Panama Papers: George Osborne calls for international blacklist of tax havens
Chancellor George Osborne has pushed for the creation of a global blacklist of tax havens, as well as sanctions against any country that facilitates tax evasion.
British overseas territories and crown dependencies would be included.
Speaking at the International Monetary Fund's (IMF) spring meeting, Osborne pushed for the international community to join the UK in making a list of globally recognised countries that are still allowing individuals to avoid paying tax.

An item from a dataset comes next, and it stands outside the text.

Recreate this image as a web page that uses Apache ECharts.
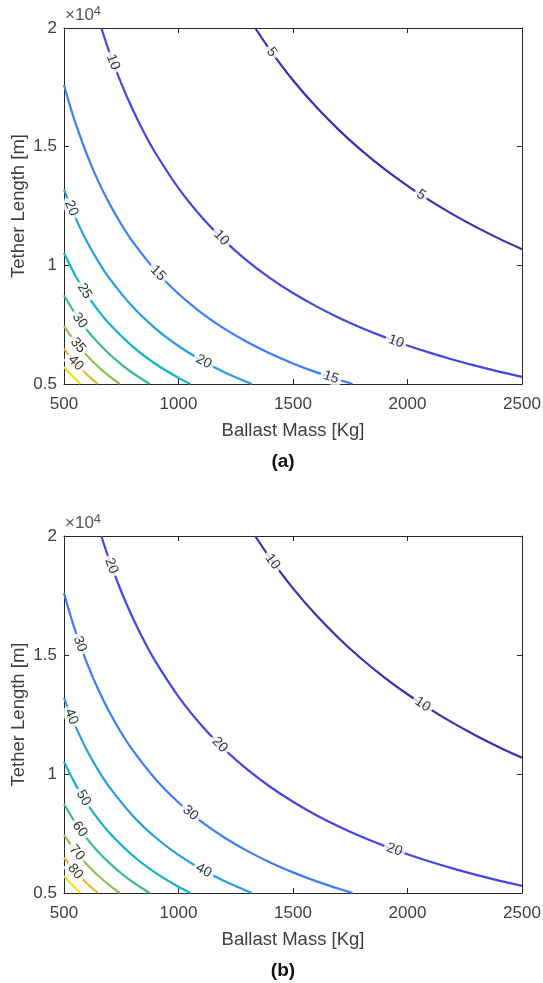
<!DOCTYPE html>
<html><head><meta charset="utf-8">
<script src="https://cdn.jsdelivr.net/npm/echarts@6/dist/echarts.min.js"></script>
<style>html,body{margin:0;padding:0;background:#fff}#c{width:543px;height:983px}</style>
</head><body><div id="c"></div>
<script>
// Contour levels of the two panels
const levelsA = [5, 10, 15, 20, 25, 30, 35, 40, 45];
const levelsB = [10, 20, 30, 40, 50, 60, 70, 80, 90];
const lineColors = ['#3f2db5', '#4346e2', '#3c7ef4', '#279ee2', '#13b2c6', '#3cbb98', '#8fc256', '#e8b53b', '#f7dc1e'];

// Contour paths: [Ballast Mass (kg), Tether Length (m)]
const contour1 = [[1335,20000],[1400,19071],[1500,17800],[1600,16688],[1700,15706],[1800,14833],[1900,14053],[2000,13350],[2100,12714],[2200,12136],[2300,11609],[2400,11125],[2500,10680]];
const contour2 = [[663,20000],[700,18929],[750,17667],[800,16563],[850,15588],[900,14722],[1000,13250],[1100,12045],[1200,11042],[1300,10192],[1400,9464],[1500,8833],[1600,8281],[1700,7794],[1800,7361],[1900,6974],[2000,6625],[2100,6310],[2200,6023],[2300,5761],[2400,5521],[2500,5300]];
const contour3 = [[500,17600],[525,16762],[550,16000],[600,14667],[650,13538],[700,12571],[750,11733],[800,11000],[900,9778],[1000,8800],[1100,8000],[1200,7333],[1300,6769],[1400,6286],[1500,5867],[1600,5500],[1700,5176],[1760,5000]];
const contour4 = [[500,13200],[525,12571],[550,12000],[600,11000],[650,10154],[700,9429],[800,8250],[900,7333],[1000,6600],[1100,6000],[1200,5500],[1320,5000]];
const contour5 = [[500,10520],[550,9564],[600,8767],[650,8092],[700,7514],[800,6575],[900,5844],[1000,5260],[1052,5000]];
const contour6 = [[500,8740],[550,7945],[600,7283],[650,6723],[700,6243],[750,5827],[800,5463],[874,5000]];
const contour7 = [[500,7440],[550,6764],[600,6200],[650,5723],[700,5314],[744,5000]];
const contour8 = [[500,6480],[550,5891],[600,5400],[648,5000]];
const contour9 = [[500,5720],[530,5396],[572,5000]];
const contours = [contour1, contour2, contour3, contour4, contour5, contour6, contour7, contour8, contour9];

// Inline contour labels: [mass, length, level]
const labelsA = [[1407,18980,5],[2059,12970,5],[714,18560,10],[1187,11160,10],[1950,6795,10],[910,9670,15],[1666,5282,15],[532,12406,20],[1110,5946,20],[590,8915,25],[569,7680,30],[561,6631,35],[551,5880,40]];
const labelsB = [[1411,18923,10],[2066,12924,10],[707,18741,20],[1180,11229,20],[1943,6819,20],[569,15466,30],[1052,8365,30],[532,12406,40],[1110,5946,40],[585,8991,50],[569,7680,60],[556,6691,70],[549,5902,80]];

const xTicks = {min: 500, max: 2500, interval: 500};
const yTicks = {min: 5000, max: 20000, interval: 5000};

const FONT = '"Liberation Sans", Arial, Helvetica, sans-serif';
const AX = '#262626';
const TXT = '#404040';

const chart = echarts.init(document.getElementById('c'), null, {renderer: 'canvas'});

const grids = [
  {left: 64, right: 21, top: 28, height: 356, containLabel: false, outerBoundsMode: 'none'},
  {left: 64, right: 21, top: 536, height: 357, containLabel: false, outerBoundsMode: 'none'}
];

function mkX(gi, pos) {
  const bottom = pos === 'bottom';
  return {
    type: 'value', gridIndex: gi, position: pos,
    min: xTicks.min, max: xTicks.max, interval: xTicks.interval,
    axisLine: {show: true, onZero: false, lineStyle: {color: AX, width: 1}},
    axisTick: {show: true, inside: true, length: 5, lineStyle: {color: AX}},
    axisLabel: {show: bottom, fontSize: 17, color: TXT, margin: 12, fontFamily: FONT,
      formatter: v => String(v)},
    splitLine: {show: false},
    name: bottom ? 'Ballast Mass [Kg]' : '',
    nameLocation: 'middle', nameGap: 37, nameMoveOverlap: false,
    nameTextStyle: {fontSize: 18.5, color: TXT, fontFamily: FONT}
  };
}
function mkY(gi, pos) {
  const left = pos === 'left';
  return {
    type: 'value', gridIndex: gi, position: pos,
    min: yTicks.min, max: yTicks.max, interval: yTicks.interval,
    axisLine: {show: true, onZero: false, lineStyle: {color: AX, width: 1}},
    axisTick: {show: true, inside: true, length: 5, lineStyle: {color: AX}},
    axisLabel: {show: left, fontSize: 17, color: TXT, margin: 7, fontFamily: FONT,
      formatter: v => String(v / 10000)},
    splitLine: {show: false},
    name: left ? 'Tether Length [m]' : '',
    nameLocation: 'middle', nameGap: 36, nameRotate: 90, nameMoveOverlap: false,
    nameTextStyle: {fontSize: 18.5, color: TXT, fontFamily: FONT}
  };
}

const xAxes = [mkX(0,'bottom'), mkX(0,'top'), mkX(1,'bottom'), mkX(1,'top')];
const yAxes = [mkY(0,'left'), mkY(0,'right'), mkY(1,'left'), mkY(1,'right')];

function lineSeries(gi) {
  return contours.map((c, k) => ({
    type: 'line', xAxisIndex: gi * 2, yAxisIndex: gi * 2,
    data: c, symbol: 'none', smooth: 0.3, silent: true, z: 2,
    lineStyle: {color: lineColors[k], width: 2.2}, animation: false
  }));
}

function labelSeries(gi, labels, levels, rotations) {
  return {
    type: 'scatter', xAxisIndex: gi * 2, yAxisIndex: gi * 2,
    symbolSize: 0, silent: true, z: 5, animation: false,
    data: labels.map((l, i) => ({
      name: String(l[2]), value: [l[0], l[1]],
      label: {rotate: rotations ? rotations[i] : 0}
    })),
    label: {show: true, position: 'inside', formatter: '{b}', fontSize: 14,
      color: '#000', fontFamily: FONT, backgroundColor: '#ffffff', padding: [0, 3]}
  };
}

function buildOption(rotA, rotB) {
  return {
    animation: false,
    backgroundColor: '#ffffff',
    grid: grids,
    xAxis: xAxes, yAxis: yAxes,
    series: [
      ...lineSeries(0), ...lineSeries(1),
      labelSeries(0, labelsA, levelsA, rotA),
      labelSeries(1, labelsB, levelsB, rotB)
    ]
  };
}

chart.setOption(buildOption(null, null));

function rotationsFor(gi, labels, levels) {
  return labels.map(l => {
    const k = levels.indexOf(l[2]);
    const pts = contours[k].map(p => chart.convertToPixel({gridIndex: gi}, p));
    const p = chart.convertToPixel({gridIndex: gi}, [l[0], l[1]]);
    let best = Infinity, ang = 0;
    for (let i = 0; i < pts.length - 1; i++) {
      const a = pts[i], b = pts[i + 1];
      const dx = b[0] - a[0], dy = b[1] - a[1];
      const len2 = dx * dx + dy * dy;
      let t = ((p[0] - a[0]) * dx + (p[1] - a[1]) * dy) / len2;
      t = Math.max(0, Math.min(1, t));
      const qx = a[0] + t * dx - p[0], qy = a[1] + t * dy - p[1];
      const d = qx * qx + qy * qy;
      if (d < best) { best = d; ang = Math.atan2(dy, dx) * 180 / Math.PI; }
    }
    if (ang > 90) ang -= 180;
    if (ang < -90) ang += 180;
    return -ang;
  });
}

const rotA = rotationsFor(0, labelsA, levelsA);
const rotB = rotationsFor(1, labelsB, levelsB);

const tlA = chart.convertToPixel({gridIndex: 0}, [xTicks.min, yTicks.max]);
const tlB = chart.convertToPixel({gridIndex: 1}, [xTicks.min, yTicks.max]);
const blA = chart.convertToPixel({gridIndex: 0}, [xTicks.min, yTicks.min]);
const blB = chart.convertToPixel({gridIndex: 1}, [xTicks.min, yTicks.min]);

const expRich = {
  b: {fontSize: 17, fill: '#555', fontFamily: FONT},
  s: {fontSize: 13, fill: '#555', fontFamily: FONT, verticalAlign: 'bottom', padding: [0, 0, 8, 0]}
};

const opt = buildOption(rotA, rotB);
opt.graphic = [
  {type: 'text', x: tlA[0] + 1, y: tlA[1] - 2, style: {text: '{b|×10}{s|4}', rich: expRich, verticalAlign: 'bottom', align: 'left'}},
  {type: 'text', x: tlB[0] + 1, y: tlB[1] - 2, style: {text: '{b|×10}{s|4}', rich: expRich, verticalAlign: 'bottom', align: 'left'}},
  {type: 'text', x: 283, y: blA[1] + 78, style: {text: '(a)', fontSize: 19, fontWeight: 'bold', fill: '#111', fontFamily: FONT, align: 'center', verticalAlign: 'middle'}},
  {type: 'text', x: 283, y: blB[1] + 78, style: {text: '(b)', fontSize: 19, fontWeight: 'bold', fill: '#111', fontFamily: FONT, align: 'center', verticalAlign: 'middle'}}
];
chart.setOption(opt, true);
</script>
</body></html>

"We could develop an international blacklist of tax havens and once you have that internationally agreed list – that would be the first time in our history as a world that you had an internationally agreed blacklist – then all sorts of countermeasures could be deployed against non-compliant regimes [and] tax havens that are on that blacklist," the Guardian reported him to have said on the sidelines of the IMF meetings on Friday.
The chancellor added that the Organisation for Economic Co-operation and Development should take on the task of creating the list.

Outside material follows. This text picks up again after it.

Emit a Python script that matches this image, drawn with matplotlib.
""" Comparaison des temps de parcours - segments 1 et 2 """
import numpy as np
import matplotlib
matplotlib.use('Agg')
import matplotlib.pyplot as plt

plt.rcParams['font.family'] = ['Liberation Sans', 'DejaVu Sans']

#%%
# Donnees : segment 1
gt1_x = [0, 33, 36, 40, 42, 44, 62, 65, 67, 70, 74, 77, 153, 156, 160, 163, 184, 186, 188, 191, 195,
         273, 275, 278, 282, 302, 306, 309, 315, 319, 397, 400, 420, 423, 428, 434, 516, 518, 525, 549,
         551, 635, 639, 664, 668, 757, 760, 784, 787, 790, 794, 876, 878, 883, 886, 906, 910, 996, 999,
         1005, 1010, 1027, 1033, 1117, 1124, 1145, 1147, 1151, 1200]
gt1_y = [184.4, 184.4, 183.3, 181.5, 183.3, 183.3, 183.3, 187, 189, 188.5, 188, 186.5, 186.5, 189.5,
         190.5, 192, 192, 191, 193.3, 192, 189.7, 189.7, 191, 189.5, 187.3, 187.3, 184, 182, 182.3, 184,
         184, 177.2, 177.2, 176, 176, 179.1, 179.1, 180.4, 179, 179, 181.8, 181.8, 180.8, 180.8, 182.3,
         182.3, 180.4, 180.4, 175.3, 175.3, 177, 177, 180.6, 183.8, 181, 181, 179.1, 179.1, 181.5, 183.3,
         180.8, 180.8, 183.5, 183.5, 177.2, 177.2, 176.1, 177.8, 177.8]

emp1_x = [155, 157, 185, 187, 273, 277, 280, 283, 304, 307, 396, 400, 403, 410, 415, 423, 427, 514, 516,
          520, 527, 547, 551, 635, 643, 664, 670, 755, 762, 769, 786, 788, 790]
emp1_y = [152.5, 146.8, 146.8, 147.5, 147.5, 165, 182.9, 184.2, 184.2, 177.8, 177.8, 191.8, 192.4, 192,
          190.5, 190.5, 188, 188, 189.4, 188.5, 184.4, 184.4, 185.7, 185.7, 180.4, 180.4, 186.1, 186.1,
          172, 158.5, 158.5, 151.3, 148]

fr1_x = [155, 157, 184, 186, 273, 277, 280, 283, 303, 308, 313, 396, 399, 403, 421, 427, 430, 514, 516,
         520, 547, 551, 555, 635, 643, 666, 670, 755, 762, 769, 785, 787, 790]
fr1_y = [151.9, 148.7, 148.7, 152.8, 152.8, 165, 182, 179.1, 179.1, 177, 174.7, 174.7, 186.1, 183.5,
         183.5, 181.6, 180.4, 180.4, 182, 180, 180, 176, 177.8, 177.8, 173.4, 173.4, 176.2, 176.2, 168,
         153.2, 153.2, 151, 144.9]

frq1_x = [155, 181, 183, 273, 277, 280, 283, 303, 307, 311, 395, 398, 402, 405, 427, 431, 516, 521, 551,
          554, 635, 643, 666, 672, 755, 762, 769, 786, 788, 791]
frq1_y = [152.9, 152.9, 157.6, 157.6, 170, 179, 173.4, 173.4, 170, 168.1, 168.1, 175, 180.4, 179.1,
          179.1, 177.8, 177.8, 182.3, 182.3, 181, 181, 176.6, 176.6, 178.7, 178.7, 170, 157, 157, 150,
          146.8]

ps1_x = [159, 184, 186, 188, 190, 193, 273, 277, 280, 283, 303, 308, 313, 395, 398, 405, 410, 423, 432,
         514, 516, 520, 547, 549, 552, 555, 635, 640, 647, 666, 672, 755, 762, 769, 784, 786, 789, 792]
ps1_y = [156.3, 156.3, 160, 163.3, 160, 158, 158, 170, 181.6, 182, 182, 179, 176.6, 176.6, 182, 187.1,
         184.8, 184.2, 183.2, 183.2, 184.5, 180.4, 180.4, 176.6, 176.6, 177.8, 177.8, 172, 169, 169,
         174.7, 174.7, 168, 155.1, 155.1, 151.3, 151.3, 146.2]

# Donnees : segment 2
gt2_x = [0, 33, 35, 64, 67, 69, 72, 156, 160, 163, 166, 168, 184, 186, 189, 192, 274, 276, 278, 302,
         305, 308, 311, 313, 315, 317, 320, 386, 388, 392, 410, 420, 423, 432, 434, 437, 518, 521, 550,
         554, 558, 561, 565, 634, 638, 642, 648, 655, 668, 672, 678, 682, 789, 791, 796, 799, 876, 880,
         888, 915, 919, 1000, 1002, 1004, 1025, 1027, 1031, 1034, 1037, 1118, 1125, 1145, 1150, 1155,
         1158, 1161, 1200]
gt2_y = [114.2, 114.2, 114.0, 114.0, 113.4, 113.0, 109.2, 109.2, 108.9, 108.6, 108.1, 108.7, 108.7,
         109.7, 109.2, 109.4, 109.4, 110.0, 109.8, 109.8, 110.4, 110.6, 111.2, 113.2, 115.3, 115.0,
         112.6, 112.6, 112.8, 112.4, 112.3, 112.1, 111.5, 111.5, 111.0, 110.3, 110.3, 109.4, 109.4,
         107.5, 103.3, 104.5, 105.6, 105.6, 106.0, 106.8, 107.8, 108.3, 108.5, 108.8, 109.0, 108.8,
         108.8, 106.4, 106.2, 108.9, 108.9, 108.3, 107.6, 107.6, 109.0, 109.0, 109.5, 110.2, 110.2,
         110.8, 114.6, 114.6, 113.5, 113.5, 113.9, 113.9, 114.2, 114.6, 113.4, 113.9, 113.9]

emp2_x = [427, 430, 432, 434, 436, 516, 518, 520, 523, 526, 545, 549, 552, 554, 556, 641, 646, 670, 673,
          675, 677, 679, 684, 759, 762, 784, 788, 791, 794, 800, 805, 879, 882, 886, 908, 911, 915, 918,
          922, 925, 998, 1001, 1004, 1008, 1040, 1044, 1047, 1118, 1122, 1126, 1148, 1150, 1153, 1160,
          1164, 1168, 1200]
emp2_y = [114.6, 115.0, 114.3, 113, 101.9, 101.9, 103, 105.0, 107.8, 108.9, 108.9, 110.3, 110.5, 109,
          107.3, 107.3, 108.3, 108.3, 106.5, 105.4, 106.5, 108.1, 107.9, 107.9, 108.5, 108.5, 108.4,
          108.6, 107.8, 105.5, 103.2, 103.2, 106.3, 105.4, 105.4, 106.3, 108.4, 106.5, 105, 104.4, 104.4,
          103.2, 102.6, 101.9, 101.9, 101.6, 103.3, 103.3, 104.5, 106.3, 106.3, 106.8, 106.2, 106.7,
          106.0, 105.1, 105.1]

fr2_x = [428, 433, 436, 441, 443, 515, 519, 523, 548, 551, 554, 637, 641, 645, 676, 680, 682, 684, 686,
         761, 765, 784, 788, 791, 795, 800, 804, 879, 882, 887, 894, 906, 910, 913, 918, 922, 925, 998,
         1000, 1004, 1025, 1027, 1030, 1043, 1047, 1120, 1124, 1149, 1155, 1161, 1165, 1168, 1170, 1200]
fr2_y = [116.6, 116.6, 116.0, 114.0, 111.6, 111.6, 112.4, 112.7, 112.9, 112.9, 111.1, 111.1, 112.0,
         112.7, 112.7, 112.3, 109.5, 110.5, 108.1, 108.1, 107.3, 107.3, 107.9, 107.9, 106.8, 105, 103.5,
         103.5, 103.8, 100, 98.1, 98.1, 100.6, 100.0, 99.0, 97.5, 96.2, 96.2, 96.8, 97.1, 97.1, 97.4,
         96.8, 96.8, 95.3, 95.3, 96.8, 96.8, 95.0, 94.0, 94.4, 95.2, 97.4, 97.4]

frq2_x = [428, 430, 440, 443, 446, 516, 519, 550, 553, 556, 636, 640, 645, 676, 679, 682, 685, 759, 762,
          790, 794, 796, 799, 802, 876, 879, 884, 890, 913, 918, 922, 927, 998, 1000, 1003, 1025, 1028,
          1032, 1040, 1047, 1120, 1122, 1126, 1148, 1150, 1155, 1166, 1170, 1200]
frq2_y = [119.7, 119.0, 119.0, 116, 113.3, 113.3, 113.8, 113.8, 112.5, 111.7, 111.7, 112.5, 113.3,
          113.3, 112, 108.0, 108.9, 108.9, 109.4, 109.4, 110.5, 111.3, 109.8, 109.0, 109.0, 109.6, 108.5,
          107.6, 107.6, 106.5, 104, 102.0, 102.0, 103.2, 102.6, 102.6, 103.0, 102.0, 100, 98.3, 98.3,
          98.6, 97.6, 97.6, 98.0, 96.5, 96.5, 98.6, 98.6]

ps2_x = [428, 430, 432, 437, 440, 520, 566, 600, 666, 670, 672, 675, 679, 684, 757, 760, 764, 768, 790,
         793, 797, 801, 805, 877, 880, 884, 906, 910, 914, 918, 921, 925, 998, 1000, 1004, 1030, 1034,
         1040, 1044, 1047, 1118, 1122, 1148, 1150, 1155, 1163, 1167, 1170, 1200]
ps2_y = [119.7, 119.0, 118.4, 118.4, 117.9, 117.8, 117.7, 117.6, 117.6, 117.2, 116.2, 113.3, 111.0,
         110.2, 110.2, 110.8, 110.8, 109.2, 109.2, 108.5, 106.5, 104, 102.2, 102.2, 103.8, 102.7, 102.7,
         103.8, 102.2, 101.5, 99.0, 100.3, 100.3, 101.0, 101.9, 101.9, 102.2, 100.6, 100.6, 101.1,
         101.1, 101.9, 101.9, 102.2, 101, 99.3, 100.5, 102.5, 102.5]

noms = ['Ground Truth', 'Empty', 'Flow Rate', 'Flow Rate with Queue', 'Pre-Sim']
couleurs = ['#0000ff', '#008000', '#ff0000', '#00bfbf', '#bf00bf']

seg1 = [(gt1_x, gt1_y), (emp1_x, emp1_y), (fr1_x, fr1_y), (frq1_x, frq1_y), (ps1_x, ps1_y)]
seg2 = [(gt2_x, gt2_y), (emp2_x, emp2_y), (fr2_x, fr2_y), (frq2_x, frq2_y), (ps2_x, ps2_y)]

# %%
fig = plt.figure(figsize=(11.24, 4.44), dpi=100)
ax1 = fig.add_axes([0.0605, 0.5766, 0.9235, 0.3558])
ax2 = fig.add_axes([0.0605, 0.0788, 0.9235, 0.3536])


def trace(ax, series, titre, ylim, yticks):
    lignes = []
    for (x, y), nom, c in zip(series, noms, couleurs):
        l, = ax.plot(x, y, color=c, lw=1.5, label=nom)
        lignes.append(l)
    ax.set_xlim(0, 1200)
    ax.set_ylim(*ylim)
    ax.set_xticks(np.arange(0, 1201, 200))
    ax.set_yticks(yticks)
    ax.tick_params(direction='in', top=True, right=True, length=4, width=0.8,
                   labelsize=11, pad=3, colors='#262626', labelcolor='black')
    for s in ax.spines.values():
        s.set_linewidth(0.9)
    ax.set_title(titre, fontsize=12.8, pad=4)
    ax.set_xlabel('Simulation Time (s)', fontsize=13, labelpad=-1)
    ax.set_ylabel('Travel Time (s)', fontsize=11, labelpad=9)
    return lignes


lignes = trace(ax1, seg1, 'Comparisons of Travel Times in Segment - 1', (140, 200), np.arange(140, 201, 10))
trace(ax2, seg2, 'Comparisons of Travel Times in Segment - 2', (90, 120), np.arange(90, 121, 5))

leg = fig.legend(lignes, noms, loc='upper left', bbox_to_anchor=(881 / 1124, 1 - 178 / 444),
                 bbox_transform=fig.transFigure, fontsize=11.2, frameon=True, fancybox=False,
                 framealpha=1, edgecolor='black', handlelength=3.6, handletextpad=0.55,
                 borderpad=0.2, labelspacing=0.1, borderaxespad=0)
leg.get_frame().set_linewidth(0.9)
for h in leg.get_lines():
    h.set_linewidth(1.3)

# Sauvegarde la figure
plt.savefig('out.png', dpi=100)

Osborne said the UK would withhold funds that its citizens or companies tried to transfer to countries on the blacklist.
Such measures would act to incentivise countries on the list, or posed with the threat of being added to the list, to reform.
British overseas territories and crown dependencies are reforming and as such can avoid inclusion on the list.
"There’s no reason why they would be on the blacklist but there would be a clear threat and clear sanctions that if they didn’t do those things, so that would add to the pressure on all of these ultra low tax jurisdictions to put their houses in order," Osborne said.
Prime Minister David Cameron said last week that overseas territories and crown dependencies agreed to provide UK tax and law enforcement agencies with full access to company ownership details, after a campaign by the government.
The comments come after 11.5m confidential documents from one of the world's largest offshore law firms, Mossack Fonseca, were leaked and revealed how the world's rich and powerful have been using tax havens to hide their wealth.
Last year Sir Eric Pickles said that the government could end up forcing the UK's tax havens to reveal the owners behind offshore companies.
But, also last year, the crown dependencies and overseas territories had resisted pressure from the Prime Minister to adopt a public register.
Last week Osborne agreed to regulations that are designed to counter tax evasion.
In partnership with other European finance ministers, the Chancellor announced regulations that will lead to the automatic sharing of information about the owners behind shell companies and overseas trusts.